The Age of Reagan promoted an era of perceived individualism. I use "perceived" because there was an awful lot of illusion and delusion behind it.

It's relatively easy to stand tall as an individual when money is free, when you believe your home is a giant automatic teller machine, a cornucopia of wealth, a money tree there for the plucking. But that is nothing more than a bubble and, when it bursts as it eventually must, a great deal of quite understandable yet often irrational fear sets in. The lifeboat may be in pieces but some insist on clinging to an oar rather than swim to the nearby shore.

Reality is irresistable. You can deny it, hold it at bay, for quite a while in the right circumstances but it never goes far away because reality has no place to go. Accepting the return of reality to its rightful place can be an unsettling, traumatic, even painful process but resisting it is akin to fighting gravity.
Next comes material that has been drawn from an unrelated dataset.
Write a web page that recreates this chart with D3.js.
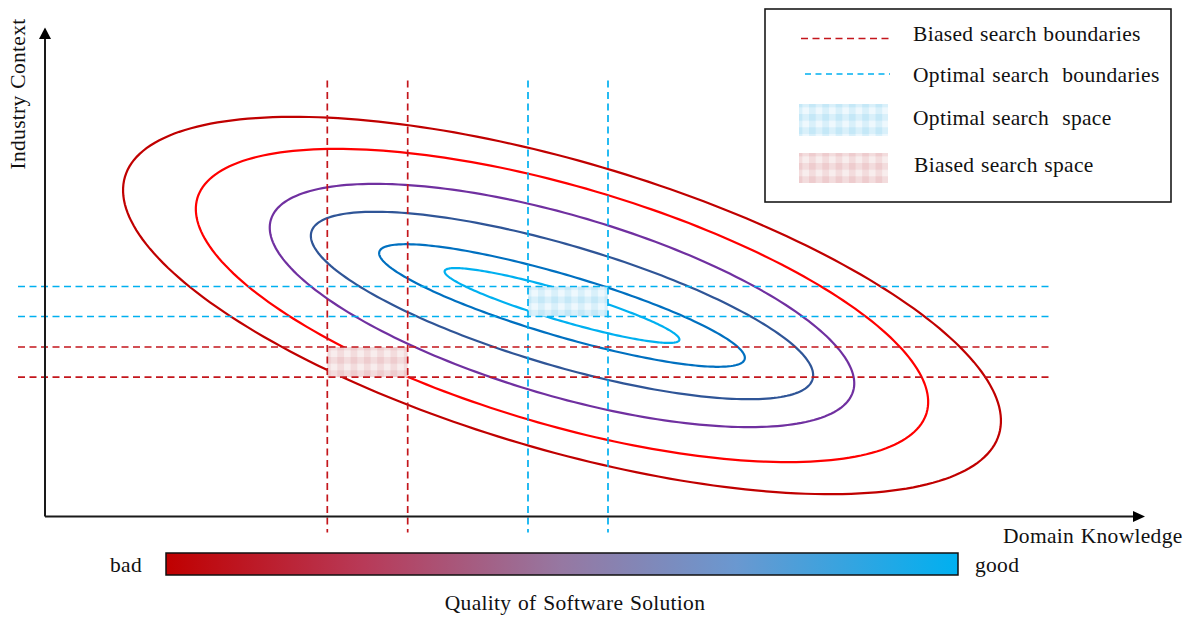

There are some who believe Obama's healthcare initiative will spark a tide change in American society. If the public come to embrace it as good for them, not just as individuals but as members of their communities, they'll have to question the anger and fear with which they greeted it at the outset. This could usher in an era of progressivism.

Remember it was a century ago that the Progressive movement took hold in America in response to the predations of the far Right. That steered America's social values right up to the arrival of that "B" movie star who treated the country like it was a sound stage.

America is going to have to get through the hangover of the Reagan bacchanal and, barring extreme global change in the meantime, I'm betting they will.